Hi all, let’s continue with our posts regarding “ODI 12c new features: Dimension and Cubes”. As stated in the previous post, we can have two ways to build our new objects: with natural keys or with surrogate keys. Today’s post will focus on loading the dimensions and fact tables that where created using natural keys (please see our previous post for all the settings required for those objects).
Let’s begin loading our TIME dimension (which was mapped to our TIME Oracle table). This dimension will have information from three different source tables: SRC_YEAR, SRC_QUARTER and SRC_MONTH. Each of them has information regarding each TIME hierarchy level, so all of them needs to be loaded in order to have a complete hierarchy in our final table.
The load process is very easy and intuitive: first create a new mapping and drag and drop the TIME dimension to it. Then, just add the three source tables, map to its correspondent level in the TIME dimension and that’s it. A very cool thing here is that ODI understands each level as a “separate” table/process, so you don’t need to join your source tables before actually loading it to the target dimension. In other words, ODI allows you to have any kind of complex ETL to each dimension level and each level will be treated as “separate” data loads that will be glued together by the hierarchy setting that you mapped in the TIME dimension object. Here is what it looks like:
When you execute the mapping we are going to see that the first “MAP_BEGIN” section will try to create and truncate our stage tables that were set in our dimension object. Here is an odd thing (as we also mentioned in the last post): We could not understand yet why ODI “forces” you to have the stage tables created prior to execution (so you can select them in the Dimension object), as it could very well create them for you (like it does for C$ and I$ tables). I know that Oracle may had a reason behind it, but as for now, the entire “stage tables” thing seems an unnecessary setup. Anyway, the important thing here is that ODI will truncate the stage tables before any new execution.
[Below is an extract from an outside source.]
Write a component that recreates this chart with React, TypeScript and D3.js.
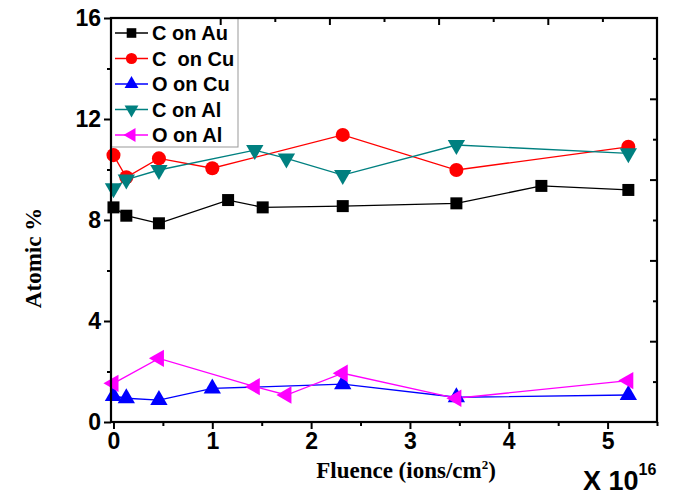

In the “MAP_MAIN” section is where it gets interesting. We can see here how ODI threats this new dimension object: each level has its own ETL, as we can see that it is loading YEAR, QUARTER and MONTH separately. First YEAR step will load its source to its stage table STG_YEAR, then QUARTER step will join the information from its source table plus STG_YEAR to its STG_QUARTER table. Finally, MONTH step, that is our leaf/grain level, will join its source table plus STG_QUARTER table (which is already joined with YEAR source) and merge it all together in our final table TIME. The result will look like below:
Since we are not using Surrogate keys here, our Dimension table will contain only the grain/leaf members with all Natural Keys and its attributes for all levels that exists in the dimension. So one row will contain all information regarding all levels that it belongs to. When we create the mappings for the other two dimensions (they’re very similar, so I’m not adding them here) and execute them, we will get the following results:
Let’s to go our Fact table load. This one is way too simple, since our source table already contains all the Natural Keys that will be the ones that will also exist in our FACT table (remember, we are not dealing with Surrogate Keys in this example). Here we just need to map each NK to its respective dimension column and also our Measure data and execute the mapping.
When we take a look in Operator, we are going to see a single merge command in our Fact table, where ODI will use all dimensions to search if that row already exists in our FACT table. If it exists, the measure column is update, otherwise it is inserted.
The final result is below: as expected, all Natural Keys from our dimensions were inserted in the Fact table, together with our measure.
Now you may be wondering, why should I use these new features if it seems a lot of work (settings) for a little gain? Well, using ODI for Natural Key’s only is really not worth it, since the only benefit here seems to be ODI loading the dimensions levels all at once, with different sources/ETL, in a single mapping object, which is a very cool feature, since it enables us to better organize our DW objects and have a clear view on our ETL logic. But again, this is too little for the amount of work that we need to do to get there. But don’t worry, it will get way better when we start to work with Surrogate Keys, since ODI will be able to abstract all the Surrogate Key management and you will start to feel that all the necessary settings will finally be worth the work.